Lately, I've become attuned to first impressions: the first sentence of a novel, track one on an album, the opening shot of a film, and the like. Partly I do this to feed my intuition — surely great stories start strong, right? With more books available than ever before and with more coming out all the time, the least an author could do is to hook me with a good opening. By that logic, I should've put down Buffy Cram's short story collection, Radio Belly, without finishing it. But I'm ultimately glad that I didn't do that … and besides, I'm a sucker for cool book covers.
Buffy Cram's stories remind me of Roald Dahl's: she shares his twisted imagination, as well as his misfortune of blurbs ruining his stories' punchlines. Publishers, let me remind you: we read the back of a book to get a vague, suggestive sense of its contents, not to have the shocking bits given away before we've cracked the spine. Show some tact, people!

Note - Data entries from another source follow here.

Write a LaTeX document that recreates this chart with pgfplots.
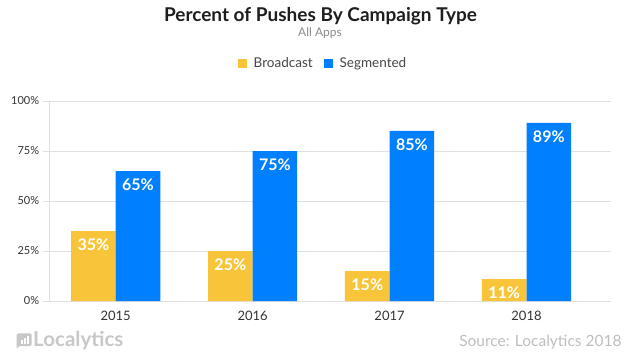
\documentclass[border=0pt]{standalone}
\usepackage{fontspec}
\setmainfont{Lato}
\usepackage{pgfplots}
\pgfplotsset{compat=1.18}
\definecolor{byellow}{RGB}{248,197,58}
\definecolor{bblue}{RGB}{0,128,255}
\definecolor{gridc}{RGB}{226,223,223}
\definecolor{txt}{RGB}{51,51,51}
\definecolor{titc}{RGB}{30,30,30}
\definecolor{subc}{RGB}{140,140,140}
\definecolor{legc}{RGB}{70,70,70}
\definecolor{srcc}{RGB}{190,190,190}
\definecolor{logoc}{RGB}{200,200,200}
\begin{document}
\begin{tikzpicture}[x=1bp,y=1bp]
\path[use as bounding box] (0,0) rectangle (631,362);
\fill[white] (0,0) rectangle (631,362);
\node[anchor=base, inner sep=0pt, text=titc, font=\bfseries\fontsize{19bp}{22bp}\selectfont] at (320.5,340.3) {Percent of Pushes By Campaign Type};
\node[anchor=base, inner sep=0pt, text=subc, font=\fontsize{12bp}{14bp}\selectfont] at (320,326) {All Apps};
\begin{axis}[
  at={(49bp,61bp)}, anchor=south west,
  scale only axis, width=562bp, height=200bp,
  xmin=-0.487, xmax=3.617, ymin=0, ymax=100,
  ybar=0pt, bar width=44.6bp,
  axis lines=left, axis line style={draw=gridc, line width=0.8bp, -},
  ytick={0,25,50,75,100}, yticklabels={0\%,25\%,50\%,75\%,100\%},
  xtick={0,1,2,3}, xticklabels={2015,2016,2017,2018},
  ymajorgrids, major grid style={draw=gridc, line width=0.8bp},
  tick align=outside, major tick length=6.3bp,
  ytick style={draw=gridc, line width=0.8bp}, xtick style={draw=none},
  yticklabel style={font=\fontsize{11bp}{13bp}\selectfont, text=txt},
  xticklabel style={font=\fontsize{13bp}{15bp}\selectfont, text=txt},
  /pgf/number format/assume math mode=true,
  nodes near coords={\pgfmathprintnumber{\pgfplotspointmeta}\%},
  nodes near coords align=below,
  every node near coord/.append style={anchor=north, yshift=-7.3bp, inner sep=0pt, text=white, font=\bfseries\fontsize{16bp}{19bp}\selectfont},
  legend style={at={(0.4875,1.1885)}, anchor=center, draw=none, fill=none, legend columns=-1,
    font=\fontsize{13.5bp}{15bp}\selectfont, text=legc,
    /tikz/every odd column/.append style={column sep=5bp},
    /tikz/every even column/.append style={column sep=9bp}},
  legend cell align=left,
]
\addplot[fill=byellow, draw=none, legend image code/.code={\fill[byellow] (0bp,-4.5bp) rectangle (9bp,4.5bp);}] coordinates {(0,35) (1,25) (2,15) (3,11)};
\addplot[fill=bblue, draw=none, legend image code/.code={\fill[bblue] (0bp,-4.5bp) rectangle (9bp,4.5bp);}] coordinates {(0,65) (1,75) (2,85) (3,89)};
\legend{Broadcast, Segmented}
\end{axis}
% Localytics logo
\fill[logoc, rounded corners=1.5bp] (16.7,16) rectangle (31.7,28.7);
\fill[logoc] (16.7,18) -- (16.7,13.5) -- (20.5,16.5) -- cycle;
\fill[white] (21,18.5) rectangle (22.6,22);
\fill[white] (24,18.5) rectangle (25.6,24.5);
\fill[white] (27,18.5) rectangle (28.6,26.5);
\node[anchor=base west, inner sep=0pt, text=logoc, font=\bfseries\fontsize{20.5bp}{24bp}\selectfont] at (33,15.3) {Localytics};
\node[anchor=base east, inner sep=0pt, text=srcc, font=\fontsize{15.5bp}{18bp}\selectfont] at (621.7,16) {Source: Localytics 2018};
\end{tikzpicture}
\end{document}
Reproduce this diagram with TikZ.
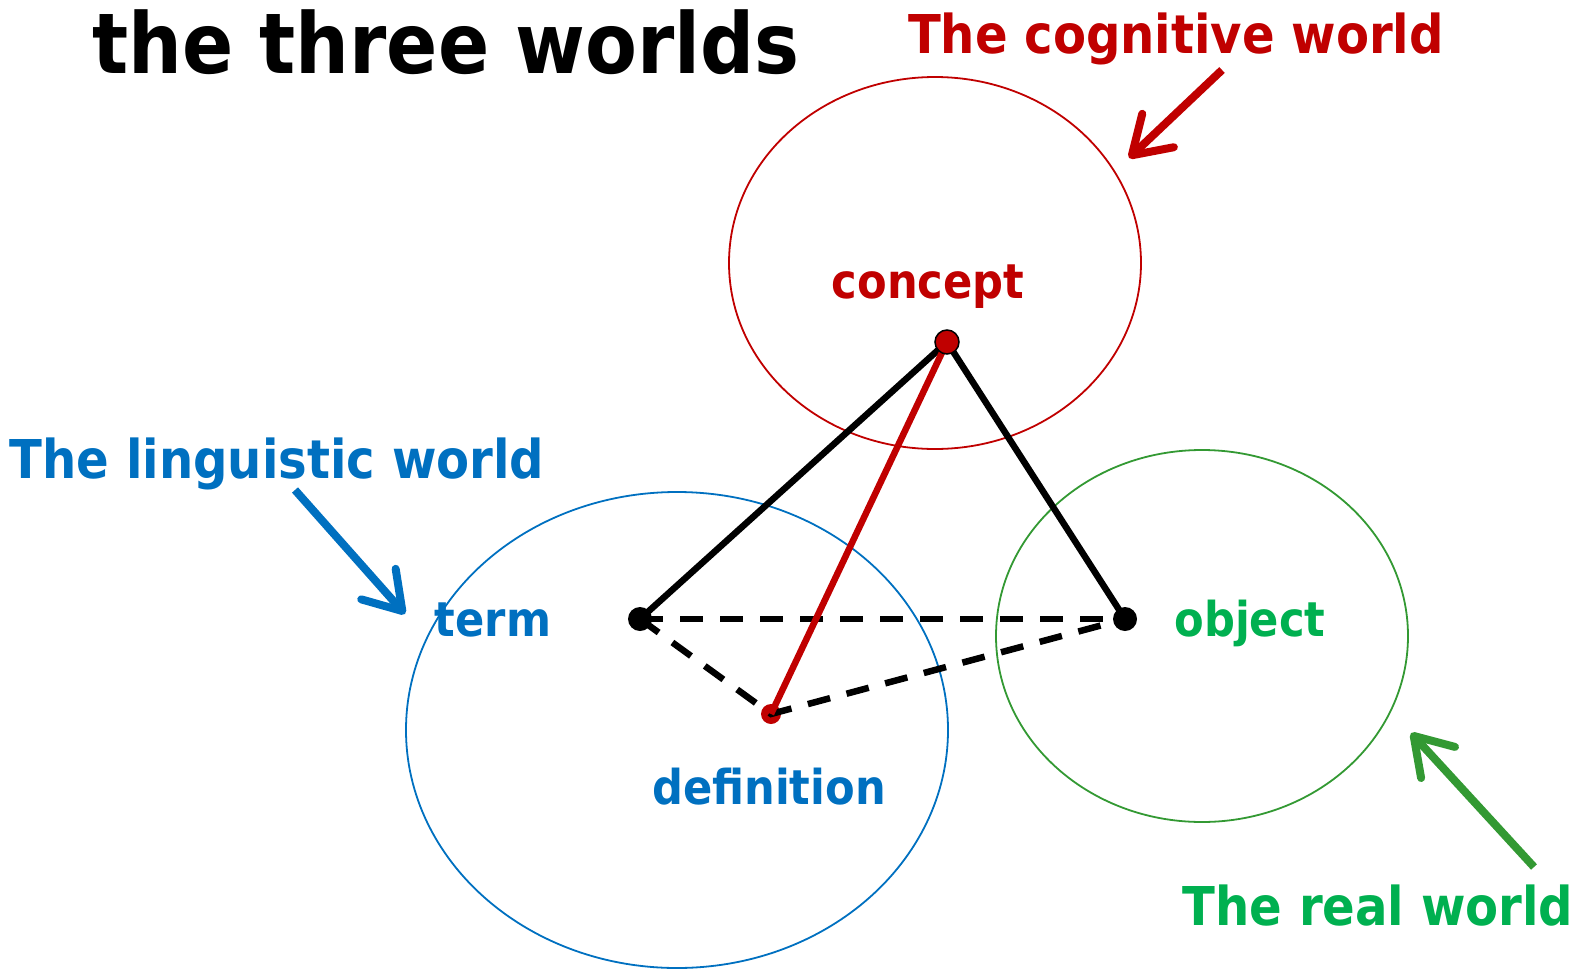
\documentclass[tikz,border=0pt]{standalone}
\usepackage{fontspec}
\setmainfont{DejaVu Sans Condensed}
\usepackage{xcolor}
\usetikzlibrary{arrows.meta,positioning,shapes.geometric}
\definecolor{cogred}{RGB}{192,0,0}
\definecolor{lingblue}{RGB}{0,112,192}
\definecolor{realgreen}{RGB}{0,176,80}
\definecolor{arrowgreen}{RGB}{51,153,51}
\tikzset{
  worldbox/.style={draw, ellipse, line width=1.8pt, inner sep=0pt},
  worldlabel/.style={anchor=base, font=\fontsize{53.5}{60}\selectfont\bfseries, inner sep=0pt},
  termlabel/.style={anchor=base, font=\fontsize{48}{54}\selectfont\bfseries, inner sep=0pt},
  pointdot/.style={circle, fill=black, minimum size=24pt, inner sep=0pt},
  worldarrow/.style={-{Straight Barb[round,length=36pt,width=46pt]}, line width=8pt},
  solidlink/.style={line width=6.5pt},
  dashlink/.style={line width=6.5pt, dash pattern=on 23pt off 17pt}
}
\begin{document}
\begin{tikzpicture}[x=1pt,y=-1pt]
\useasboundingbox (0,0) rectangle (1577,969);
% the three worlds
\node[worldbox, draw=cogred, minimum width=412pt, minimum height=372pt] (cogworld) at (935,263) {};
\node[worldbox, draw=lingblue, minimum width=542pt, minimum height=476pt] (lingworld) at (677,730) {};
\node[worldbox, draw=arrowgreen, minimum width=412pt, minimum height=372pt] (realworld) at (1202,636) {};
% title and world names
\node[anchor=base, inner sep=0pt, font=\fontsize{84}{90}\selectfont\bfseries] (title) at (446,73) {the three worlds};
\node[worldlabel, text=cogred] (coglabel) at (1176,53) {The cognitive world};
\node[worldlabel, text=lingblue] (linglabel) at (277,478) {The linguistic world};
\node[worldlabel, text=realgreen] (reallabel) at (1378,925) {The real world};
% points
\node[pointdot, fill=cogred, minimum size=20pt] (definition) at (771,714) {};
\node[pointdot] (term) at (640,619) {};
\node[pointdot] (object) at (1125,619) {};
\draw[dashlink] (term.center) -- (object.center);
\draw[dashlink] (term.center) -- (definition.center) -- (object.center);
\draw[solidlink] (term.center) -- (947,342) -- (object.center);
\draw[solidlink, cogred] (947,342) -- (definition.center);
\node[pointdot, fill=cogred, draw=black, line width=1.5pt] (concept) at (947,342) {};
% labels
\node[termlabel, text=cogred] (conceptlabel) at (928,298) {concept};
\node[termlabel, text=lingblue] (termlabel) at (493,636) {term};
\node[termlabel, text=realgreen] (objectlabel) at (1250,636) {object};
\node[termlabel, text=lingblue] (deflabel) at (769,804) {definition};
% arrows
\coordinate (cogtail) at (1222,70);
\coordinate (lingtail) at (295,490);
\coordinate (realtail) at (1534,867);
\draw[worldarrow, cogred] (cogtail) -- (1129,158);
\draw[worldarrow, lingblue] (lingtail) -- (405,614);
\draw[worldarrow, arrowgreen] (realtail) -- (1411,733);
\end{tikzpicture}
\end{document}
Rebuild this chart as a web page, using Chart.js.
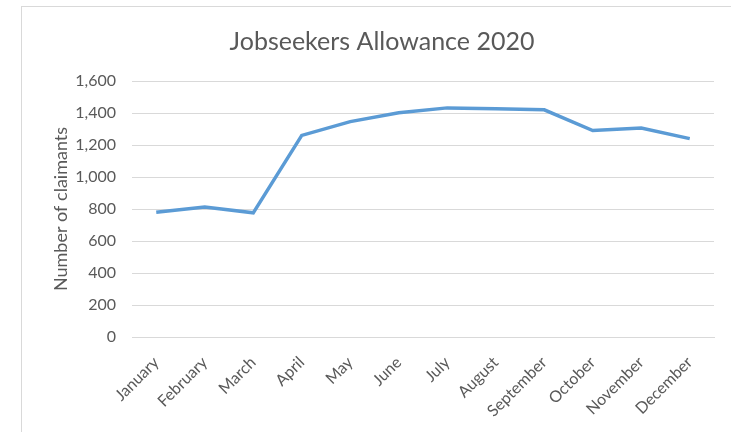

Ranting aside, her stories contain a healthy dosage of creativity. The setting is allowed to wander into the extraordinary (“Mrs. English Teacher,” “Floatables: A History”), the descriptive language has free-range vocabulary and lingers on genuine moments (“The Moustache Conspiracy”), and the overall tone is one of Weirdness-Taken-Seriously (“Loveseat,” “Radio Belly”), which I especially adore. Taken individually, these stories create distinct impressions, leave lasting effects, and hint at substantial potential, which is what you'd hope to see in someone's first book.
Sadly, the key phrase is “taken individually.” I keep looking over the table of contents, and each reviewing fills me halfway with regret. Don't get me wrong, it isn't a bad collection: which is to say, it isn't disorganized. Thematically, the stories gel well. Their inequality is their craft.
Size is an immediate issue: these are long short stories, averaging over 20 pages apiece. With so much real estate, you'd think they'd feel sagged and bloated chronologically. But somehow, Cram's storytelling feels rushed: time passes inauthentically, “in medias res” is abused, some pieces are weirdly stitched beginning-endings, others are overgrown middles. Certain ones, like “Drift” and “Refugee Love,” employ so many scenes and so much detail, there's little time to appreciate them. What's worse, Cram's enthusiasm undermines empathy: she sweeps us towards the plot and away from the people.
For characters, it comes down to investment. It is imperative that I care. Otherwise I pay no attention to the protagonist's struggles and I end up repulsed by the supporting cast's opposition, which, for stories like “Large Garbage,” can be severe. Pardon my snobbery, but the lack of appeal partly stems from the characters' relative wealth and positions. These are the misadventures of the overpriviliged: Dahl wrote about them, too, but he didn't dwell on them exclusively.
I could take these aspects in stride if not for the lack of humor. One thing Cram shares with today's short story writers, that she doesn't share with Dahl, is her sadness. Must every story be full of tears and loss, damage and desperation? The menu's predominantly drama, and we're not talking appetizers — these are 20+ page full-course meals. The pervasive element here is anxiety, which creates momentum and is engaging, yes, but it isn't very flavorful to read. There must be a way to capture a fuller spectrum of emotion within stories. Anyone could do it, maybe even Buffy could do it, she just doesn't do it in Radio Belly. And when a story is all sorrow, I can praise it but I can't return to it. We all know sad stories, in movies and books. Do we ever reread or rewatch them?
Perhaps I got off on the wrong foot with this book — it isn't rigid with faults, it has elegant and daring writing. I did finish it! But again, what I said about first impressions … I wonder which editing wizard began the collection with “Mineral by Mineral,” the dullest, least engaging, least emotionally evocative story of the bunch. Whereas most of Cram's stories use strong first person or close third person (even some stylish second person!), “Mineral by Mineral” is a detached third, using the kind of dry, descriptive tone that documentary narrators use when the animal on film isn't doing anything too exciting.
Cases like Radio Belly exemplify a virtue of story collections: they can be read individually, taken apart, and recombined in different editions and anthologies. Harsh as I've been, I must reiterate that Buffy Cram is a sharp writer with a bright future. Should she pursue that future, she will find it full of literary possibilities, not the least of which is the chance to separate the wheat from the chaff.